A Gela, in provincia di Caltanissetta, la Polizia ha confiscato beni per un valore di 500 mila euro a un noto pregiudicato della città dopo un provvedimento il Tribunale nisseno. La confisca riguarda un’impresa, dedita all’allevamento di ovini e caprini, terreni, fabbricati, depositi a risparmio e conti correnti.

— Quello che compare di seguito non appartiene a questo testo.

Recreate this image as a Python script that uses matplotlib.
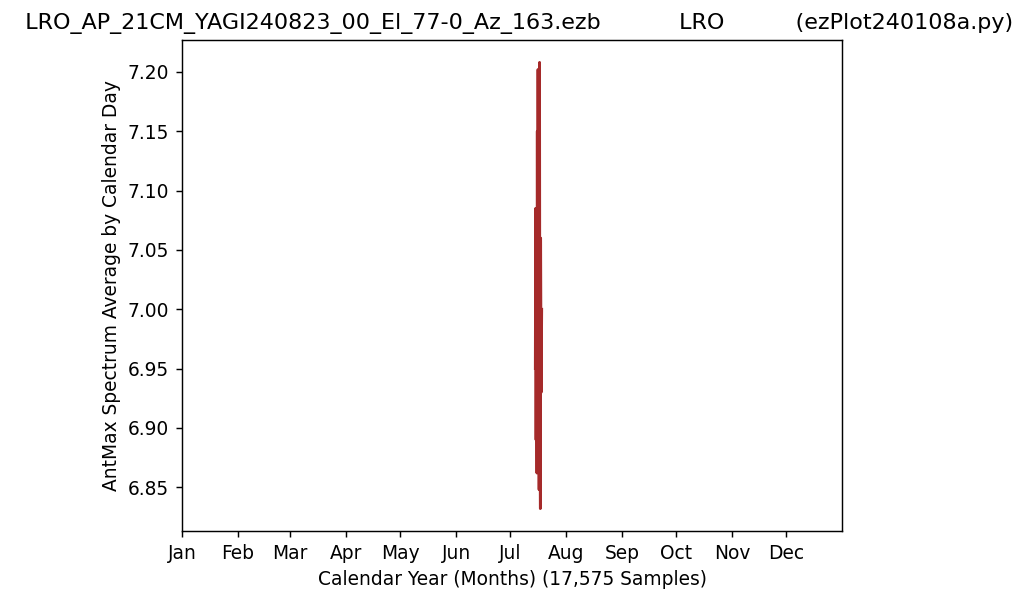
import matplotlib
matplotlib.use('Agg')
import matplotlib.pyplot as plt

# day of year (fractional) and the daily AntMax average
day_of_year = [195.9, 196.1, 196.3, 196.5, 196.8, 197.0, 197.2, 197.4, 197.6,
               197.8, 198.0, 198.2, 198.3, 198.5, 198.7, 198.9, 199.2, 199.5]
ant_max = [6.95, 7.085, 6.89, 7.05, 6.862, 7.15, 6.88, 7.202, 6.95,
           7.10, 6.848, 7.12, 7.208, 6.90, 6.832, 7.06, 6.93, 7.00]

month_names = ['Jan', 'Feb', 'Mar', 'Apr', 'May', 'Jun',
               'Jul', 'Aug', 'Sep', 'Oct', 'Nov', 'Dec']
month_starts = [0, 31, 60, 91, 121, 152, 182, 213, 244, 274, 305, 335]

sample_count = 17575
file_name = 'LRO_AP_21CM_YAGI240823_00_El_77-0_Az_163.ezb'

plt.rcParams['font.size'] = 10.3
plt.rcParams['axes.titlesize'] = 12.35

fig = plt.figure(figsize=(1024 / 130, 603 / 130), dpi=130)
ax = fig.add_axes([182 / 1024, 1 - 531 / 603, 660 / 1024, 491 / 603])

ax.plot(day_of_year, ant_max, color='brown', linewidth=1.5)

ax.set_xlim(0, 366)
ax.set_xticks(month_starts)
ax.set_xticklabels(month_names)
ax.set_xlabel(f'Calendar Year (Months) ({sample_count:,} Samples)')
ax.set_ylabel('AntMax Spectrum Average by Calendar Day')
ax.set_title('  ' + file_name + ' ' * 11 + 'LRO' + ' ' * 10 + '(ezPlot240108a.py)')

fig.savefig('out.png', dpi=130)
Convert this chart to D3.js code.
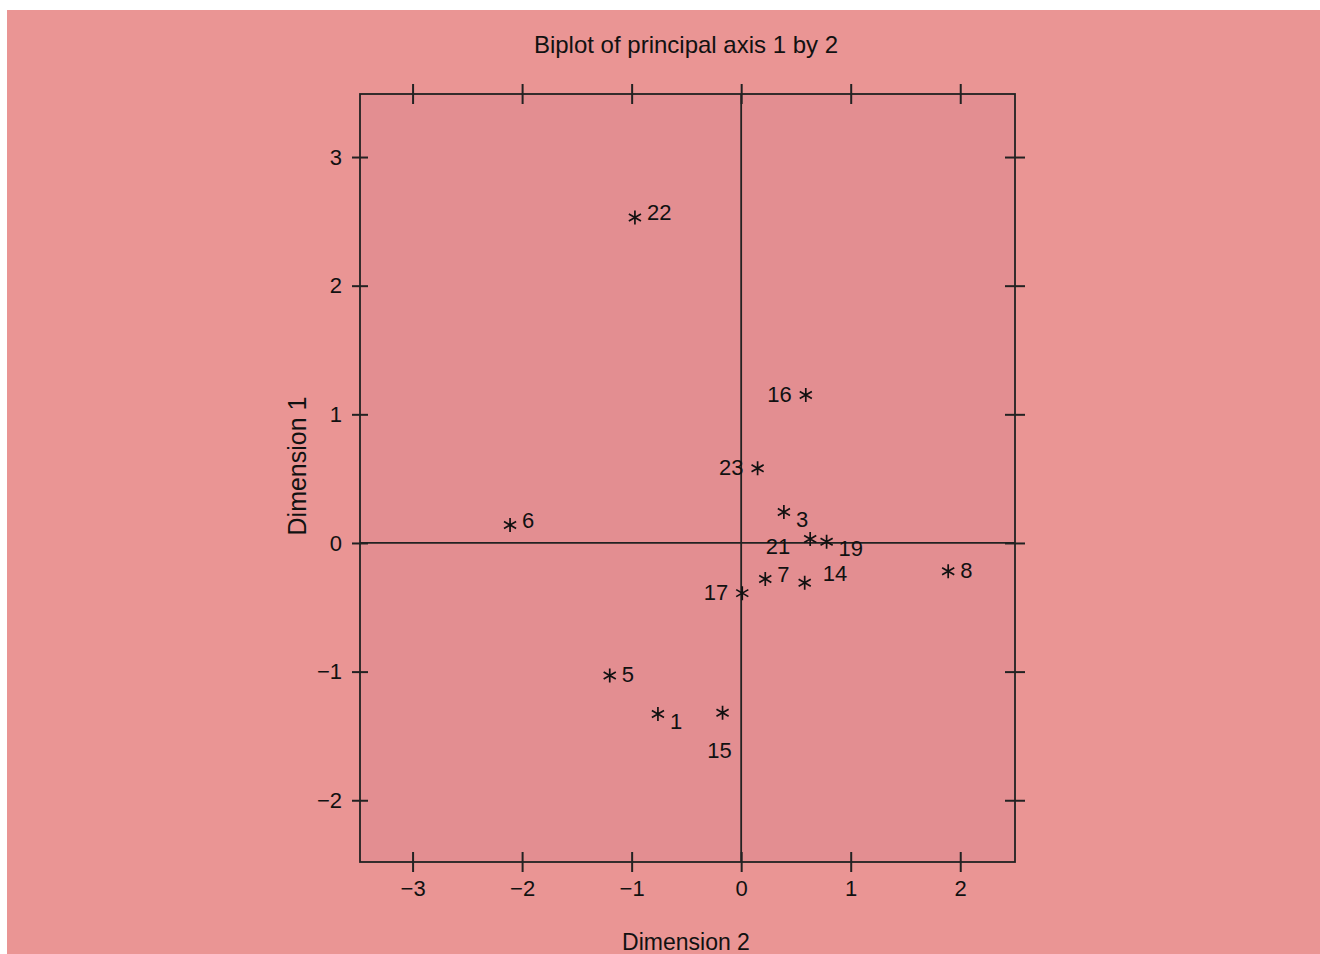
<!DOCTYPE html>
<html>
<head>
<meta charset="utf-8">
<script src="https://cdn.jsdelivr.net/npm/d3@7"></script>
<style>
  body { margin: 0; background: #ffffff; }
  svg { display: block; }
  text { font-family: "Liberation Sans", Arial, sans-serif; fill: #111; }
</style>
</head>
<body>
<svg id="chart" width="1320" height="954"></svg>
<script>
// biplot points: dimension 2 (x), dimension 1 (y)
let pointIds = ["22", "16", "23", "6", "3", "21", "19", "7", "14", "17", "8", "5", "1", "15"];
let dim2 = [-0.97, 0.59, 0.15, -2.11, 0.39, 0.63, 0.78, 0.22, 0.58, 0.01, 1.89, -1.20, -0.76, -0.17];
let dim1 = [2.53, 1.15, 0.58, 0.14, 0.24, 0.03, 0.01, -0.28, -0.31, -0.39, -0.22, -1.03, -1.33, -1.32];
// where the label sits relative to the star
let labelSide = ["ru", "l", "l", "ru", "rb", "lb", "rb", "ru", "rU", "l", "r", "r", "rb", "b"];

let xTicks = [-3, -2, -1, 0, 1, 2];
let yTicks = [-2, -1, 0, 1, 2, 3];

let svg = d3.select("#chart");

// outer pink page (white strip left and top like the scan)
svg.append("rect")
    .attr("x", 7).attr("y", 10)
    .attr("width", 1313).attr("height", 944)
    .style("fill", "#ea9594");

let plotLeft = 360, plotRight = 1015, plotTop = 94, plotBottom = 862;

let x = d3.scaleLinear().domain([-3.48, 2.5]).range([plotLeft, plotRight]);
let y = d3.scaleLinear().domain([-2.48, 3.49]).range([plotBottom, plotTop]);

svg.append("rect")
    .attr("x", plotLeft).attr("y", plotTop)
    .attr("width", plotRight - plotLeft).attr("height", plotBottom - plotTop)
    .style("fill", "#e38e91")
    .style("stroke", "#222")
    .style("stroke-width", 1.8);

// reference lines through origin
svg.append("line")
    .attr("x1", plotLeft).attr("x2", plotRight)
    .attr("y1", y(0)).attr("y2", y(0))
    .style("stroke", "#222").style("stroke-width", 1.8);
svg.append("line")
    .attr("x1", x(0)).attr("x2", x(0))
    .attr("y1", plotTop).attr("y2", plotBottom)
    .style("stroke", "#222").style("stroke-width", 1.8);

function minusFmt(d){
    return d < 0 ? "\u2212" + Math.abs(d) : String(d);
}

// axes: ticks cross the frame on all four sides
let tickLen = 10;
let axBottom = svg.append("g").attr("transform", "translate(0," + plotBottom + ")")
    .call(d3.axisBottom(x).tickValues(xTicks).tickSize(tickLen).tickPadding(8).tickFormat(minusFmt));
let axTop = svg.append("g").attr("transform", "translate(0," + plotTop + ")")
    .call(d3.axisTop(x).tickValues(xTicks).tickSize(tickLen).tickFormat(""));
let axLeft = svg.append("g").attr("transform", "translate(" + plotLeft + ",0)")
    .call(d3.axisLeft(y).tickValues(yTicks).tickSize(tickLen).tickPadding(8).tickFormat(minusFmt));
let axRight = svg.append("g").attr("transform", "translate(" + plotRight + ",0)")
    .call(d3.axisRight(y).tickValues(yTicks).tickSize(tickLen).tickFormat(""));

[axBottom, axTop, axLeft, axRight].forEach(function(ax){
    ax.select(".domain").remove();
    ax.selectAll(".tick line").style("stroke", "#222").style("stroke-width", 2);
    ax.selectAll(".tick text").style("font-size", "22px").style("fill", "#111")
        .style("font-family", "'Liberation Sans', Arial, sans-serif");
});
// extend ticks inward too
axBottom.selectAll(".tick line").attr("y1", -tickLen);
axTop.selectAll(".tick line").attr("y1", tickLen);
axLeft.selectAll(".tick line").attr("x1", tickLen * 0.8).attr("x2", -tickLen * 0.8);
axRight.selectAll(".tick line").attr("x1", -tickLen);

// asterisk markers
function starPath(r){
    let t = r / 2, u = t * Math.sqrt(3);
    return "M0," + r + "L0," + (-r) +
        "M" + (-u) + "," + (-t) + "L" + u + "," + t +
        "M" + (-u) + "," + t + "L" + u + "," + (-t);
}

let pts = pointIds.map(function(id, i){
    return {id: id, x: dim2[i], y: dim1[i], side: labelSide[i]};
});

svg.append("g").selectAll("path")
    .data(pts).enter().append("path")
    .attr("transform", function(d){ return "translate(" + x(d.x) + "," + y(d.y) + ")"; })
    .attr("d", starPath(7))
    .style("fill", "none")
    .style("stroke", "#111")
    .style("stroke-width", 1.7);

let offsets = {
    "r":  {dx: 12, dy: -1, anchor: "start"},
    "ru": {dx: 12, dy: -5, anchor: "start"},
    "rU": {dx: 18, dy: -10, anchor: "start"},
    "l":  {dx: -14, dy: -1, anchor: "end"},
    "rb": {dx: 12, dy: 7, anchor: "start"},
    "lb": {dx: -20, dy: 7, anchor: "end"},
    "b":  {dx: -3, dy: 38, anchor: "middle"}
};

svg.append("g").selectAll("text")
    .data(pts).enter().append("text")
    .attr("x", function(d){ return x(d.x) + offsets[d.side].dx; })
    .attr("y", function(d){ return y(d.y) + offsets[d.side].dy; })
    .attr("dy", "0.35em")
    .attr("text-anchor", function(d){ return offsets[d.side].anchor; })
    .style("font-size", "22px")
    .text(function(d){ return d.id; });

// titles
svg.append("text")
    .attr("x", 686).attr("y", 53)
    .attr("text-anchor", "middle")
    .style("font-size", "24px")
    .text("Biplot of principal axis 1 by 2");

svg.append("text")
    .attr("x", 686).attr("y", 950)
    .attr("text-anchor", "middle")
    .style("font-size", "23px")
    .text("Dimension 2");

svg.append("text")
    .attr("transform", "translate(306,466) rotate(-90)")
    .attr("text-anchor", "middle")
    .style("font-size", "25px")
    .text("Dimension 1");
</script>
</body>
</html>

Il provvedimento del Tribunale nisseno

Nel dettaglio, i poliziotti della Divisione Polizia Anticrimine della Questura di Caltanissetta hanno dato esecuzione a un decreto di confisca, emesso dalla sezione misure di prevenzione del Tribunale, nell’ambito del procedimento di prevenzione a carico di un 50enne. Con il provvedimento sono stati confiscati tutti i beni in sequestro, compresa ogni accessione e pertinenza, per un valore complessivo di circa 500mila euro, nonché quelli riconducibili allo stesso, intestati alla moglie.

I beni sequestrati

Sono stati confiscati un’impresa, dedita all’allevamento di ovini e caprini, comprensiva dell’intero complesso aziendale, 15 terreni e 4 fabbricati, ubicati nel territorio del comune di Gela, 2 depositi a risparmio e 2 conti correnti.

Le indagini

Il sequestro è scaturito dalle indagini patrimoniali, svolte dalla Polizia. E’ stato accertato come il valore dei beni nella disponibilità del 50enne, intestati anche ai congiunti stretti, risultava sproporzionato rispetto ai redditi dichiarati e alle ulteriori entrate lecite, dovendo quindi concludere che esso era il frutto delle attività illecite e ne costituiva, comunque, il reimpiego. Nel novembre del 2019 il questore di Caltanissetta aveva avanzato proposta per il sequestro dei beni, facendo emergere l’illecita provenienza degli introiti utilizzati per l’acquisto degli stessi. Tali elementi avevano permesso alla sezione misura di prevenzione del Tribunale di Caltanissetta di disporre il sequestro dei beni oggi sottoposti a confisca.

“Soggetto pericoloso”

Il 50enne, già sorvegliato speciale di pubblica sicurezza con obbligo di soggiorno nel comune di residenza, ha manifestato le proprie condotte antisociali con continuità e ha votato tutta la propria vita, a partire dalla maggiore età, alla commissione di crimini, anche di notevole allarme sociale. Numerosi i collaboratori di giustizia che lo hanno indicato quale soggetto appartenente a “cosa nostra”, reggente del “clan Emmanuello”.  L’uomo è stato condannato a otto anni di reclusione, per associazione di tipo mafioso, con sentenza del Tribunale di Caltanissetta del luglio 2010, confermata dalla locale Corte di Appello e divenuta irrevocabile nel settembre del 2013. Sempre, con sentenze irrevocabili, è stato condannato per ricettazione, detenzione e porto di armi da sparo, furto e pascolo abusivo.